His shoulders slumped. “How can I stay?” he said. “No place to live, no money to eat on. I guess I’ll have to stay in jail.”
“You can come out to my place,” I said then. “If you want to do that.”
He looked at me and for the first time he smiled. It was a good kind of smile, that warmed you all the way through and made you grateful you’d been able to do something to bring it out.
He stayed at my place on the lake for three days. I was glad to have him because it’s lonesome out there sometimes. Besides, I liked the kid the minute I laid eyes on him. He was grateful to me for saving his neck, too, and that’s not hard to take, even when you’re a tough cop. Maybe especially when you’re a tough cop.
I took him fishing a couple of times. He liked that. We talked a lot, when I was off-duty and could spend time out there. He was nervous about the trial, but I assured him. I told him he wouldn’t even need a court-appointed attorney, because there wouldn’t be any charges against him for rolling Peanuts. I’d see to that.
I’d never had a visitor before. I keep pretty much to my self, anyway. I never could find a woman who could stand my ugly face and my rough ways, and most people don’t trust a cop enough to like him. So off-duty I read a good bit and I fished a lot, a lonely kind of life but all right for the likes of me. I enjoyed having the boy around. I might as well admit it.
He softened me, maybe, had from the very first, but maybe a guy needs softening once in a while.

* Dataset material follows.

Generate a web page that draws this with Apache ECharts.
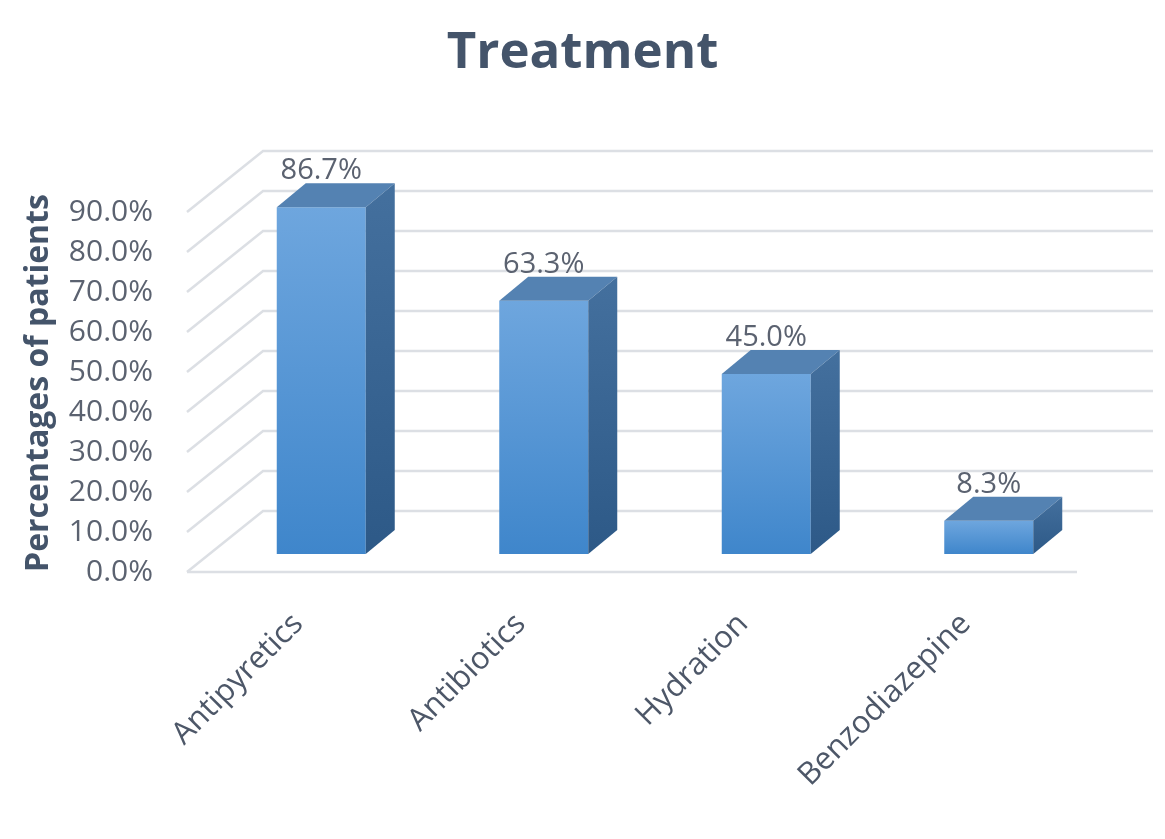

If I’d ever had a son, I’d have wanted him to be like Billy Roberts. But then if I’d had a son he’d have probably looked just like me.
On the third day Peanuts Morgan hung himself in his cell. I found out about it when I checked in. I went right back to the cabin. Billy was sitting on the screened porch when I drove up. I got out of the car and went up the steps, opened the screen door.
“Well,” I said. “There won’t be a trial after all.”
He looked up at me very quickly. “What happened?” He started standing up.
“Peanuts Morgan killed himself,” I said. “Hung himself in his cell last night, with the belt that the stupid jailer forgot to take away from him.”
Billy sat down slowly. “Now why would he do a thing like that?”
“I guess he finally sobered up enough to realize what he’d done, to understand that he was going to die in the electric chair,” I said. “Either that, or be sent to the hospital for the criminally insane.”
Billy put his hands over his face. I could see that he was shaking. “That poor guy,” he said.
“Don’t let it throw you,” I said. “It’s just one of those things.”
He looked at me in a peculiar sort of way. “I guess I’d better be on my way,” he said. “I want to thank you, Mr. John, for all that you’ve done.” He shivered. “If it hadn’t been for you, it would have been me in that cell.”
I looked into his face. “You don’t have to go,” I said. “I can find you a job here, a good job. You can stay out here with me until you get on your feet You’ve got to quit rambling one of these days, son. It might as well be here and now. Maybe the next trouble you get into. . .”
His face sobered. “You’re right, Mr. John,” he said. “But I’m going home.” He lifted his head, looking at me. “I owe it to my family, Mr. John. Go back and show them I’m through with living the way I’ve been living. Maybe one of these days I can come back here.”